I'm standing in my chilly bathroom applying the orange blossom perfume I bought only the week before in a tiny boutique on a side street in Seville, Spain.
I'm watching the rain streak down the window pane (because, of course, it's raining), attempting without success to use my olfactory time machine. The scent wafts up occasionally, but it's sweet, sugary, and utterly unconvincing. It does no justice to the reality of wandering cobbled streets at dusk with actual orange blossoms overhead, parrots squawking in the trees, and the constant timpani of carriage horses echoing off ancient walls, a soundtrack to our lazy days.
But here I am, huffing perfume like it's emotional smelling salts because the alternative is admitting that I'm a fifty-something woman who chooses to live in a place that breaks her heart a little bit every winter (And yes, I said chooses. Because I could live anywhere, and I choose Scotland.)
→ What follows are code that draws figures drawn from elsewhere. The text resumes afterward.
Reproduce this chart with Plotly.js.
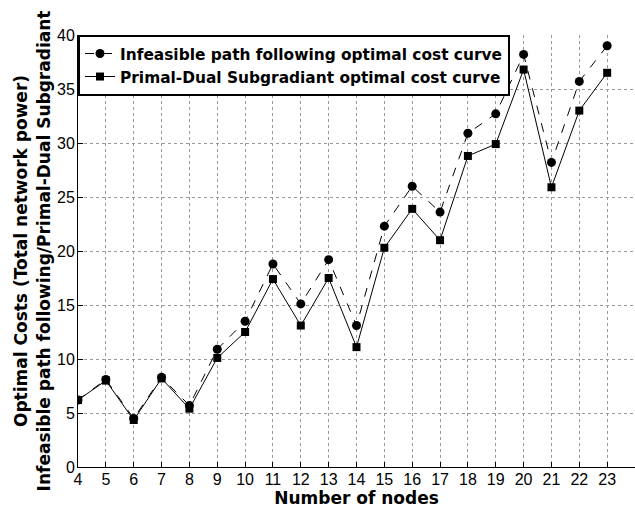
<!DOCTYPE html>
<html><head><meta charset="utf-8">
<script src="https://cdn.plot.ly/plotly-3.0.1.min.js"></script>
<style>html,body{margin:0;padding:0;background:#fff}</style>
</head><body>
<div id="chart" style="width:635px;height:512px"></div>
<script>
const nodes = [4,5,6,7,8,9,10,11,12,13,14,15,16,17,18,19,20,21,22,23];
const infeasibleCost = [6.2,8.1,4.5,8.3,5.7,10.9,13.5,18.8,15.1,19.2,13.1,22.3,26.0,23.6,30.9,32.7,38.2,28.2,35.7,39.0];
const primalDualCost = [6.2,8.0,4.35,8.2,5.4,10.1,12.5,17.4,13.1,17.5,11.1,20.3,23.9,21.0,28.8,29.9,36.8,25.9,33.0,36.5];
const seriesNames = ['Infeasible path following optimal cost curve','Primal-Dual Subgradiant optimal cost curve'];
const xTicks = nodes;
const yTicks = [0,5,10,15,20,25,30,35,40];

const traces = [
  {x:nodes, y:infeasibleCost, name:seriesNames[0], type:'scatter', mode:'lines+markers',
   line:{color:'#000', width:1, dash:'dash'}, marker:{symbol:'circle', size:9, color:'#000'}},
  {x:nodes, y:primalDualCost, name:seriesNames[1], type:'scatter', mode:'lines+markers',
   line:{color:'#000', width:1}, marker:{symbol:'square', size:8, color:'#000'}}
];
const boldFont = 'DejaVu Sans, sans-serif';
const layout = {
  width:635, height:512,
  margin:{l:78, r:0, t:35, b:45},
  paper_bgcolor:'#fff', plot_bgcolor:'#fff',
  font:{family:'Liberation Sans, Arial, sans-serif', color:'#000', size:16},
  showlegend:true,
  legend:{x:0, y:1, xanchor:'left', yanchor:'top', bgcolor:'#fff', bordercolor:'#000', borderwidth:2,
          font:{family:boldFont, size:15.4, weight:'bold'}, tracegroupgap:0},
  xaxis:{range:[4,24], tickvals:xTicks, ticks:'inside', ticklen:5, tickcolor:'#000',
         showline:true, linecolor:'#000', linewidth:1, mirror:false,
         showgrid:true, gridcolor:'#999', griddash:'dot', gridwidth:1, zeroline:false,
         tickfont:{size:16}, ticklabelstandoff:-2,
         title:{text:'Number of nodes', font:{family:boldFont, size:17, weight:'bold'}, standoff:4}},
  yaxis:{range:[0,40], tickvals:yTicks, ticks:'inside', ticklen:5, tickcolor:'#000',
         showline:true, linecolor:'#000', linewidth:1,
         showgrid:true, gridcolor:'#999', griddash:'dot', gridwidth:1, zeroline:false,
         tickfont:{size:16}, ticklabelstandoff:-1,
         title:{text:'Optimal Costs (Total network power)<br>Infeasible path following/Primal-Dual Subgradiant',
                font:{family:boldFont, size:17, weight:'bold'}, standoff:2}}
};
Plotly.newPlot('chart', traces, layout, {displayModeBar:false});
</script>
</body></html>
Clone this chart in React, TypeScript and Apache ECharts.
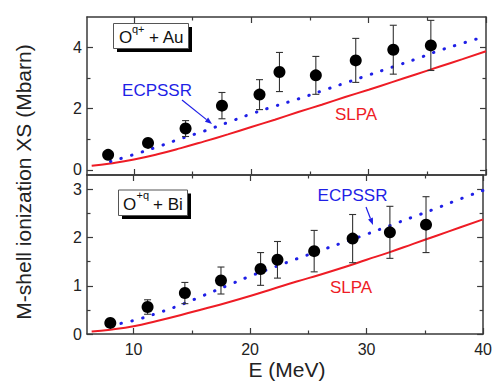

The thing is, Scottish winters aren't even that cold. For years, I stumbled through the brown snow and icy patches on the brutal avenues of a New York winter (the wind whooshing like a high-speed train between the buildings and snatching my breath away). Scottish weather is practically balmy by comparison. But it's the dark that gets me. The sun sets at 2:30 in the afternoon and doesn't show its face again until 9 a.m. the next day. If it's overcast (which, let's be honest, it often is. Even though Dundee is the sunniest city in Scotland, it's still Scotland), you can spend an entire day sitting in what feels like perpetual dusk. After the thrill of Hogmanay settles down, there are eight weeks of darkness, and I start to understand why some love relationships require seasonal intermissions.
So when I googled "warmest place in Europe in February" and Seville popped up on the screen, I may have said "thank God" out loud.
Because Seville? Seville is where the oranges grow wild on every street corner, heavy and abundant and completely forbidden to pick...
But I'm getting ahead of myself. Let me tell you about the first time we found this city.
It was years ago, and it was our first trip together. Mark and I had flown to Spain (he from DC and I from NJ), met up in Madrid, rented a car, and headed South. We'd toured the magnificent Alhambra, listening to the stories the walls had to share. We'd wandered the streets of Cordoba at 2:00 a.m. after a flamenco show and stumbled into a gathering of vampires (not kidding; these people were cosplaying vampires).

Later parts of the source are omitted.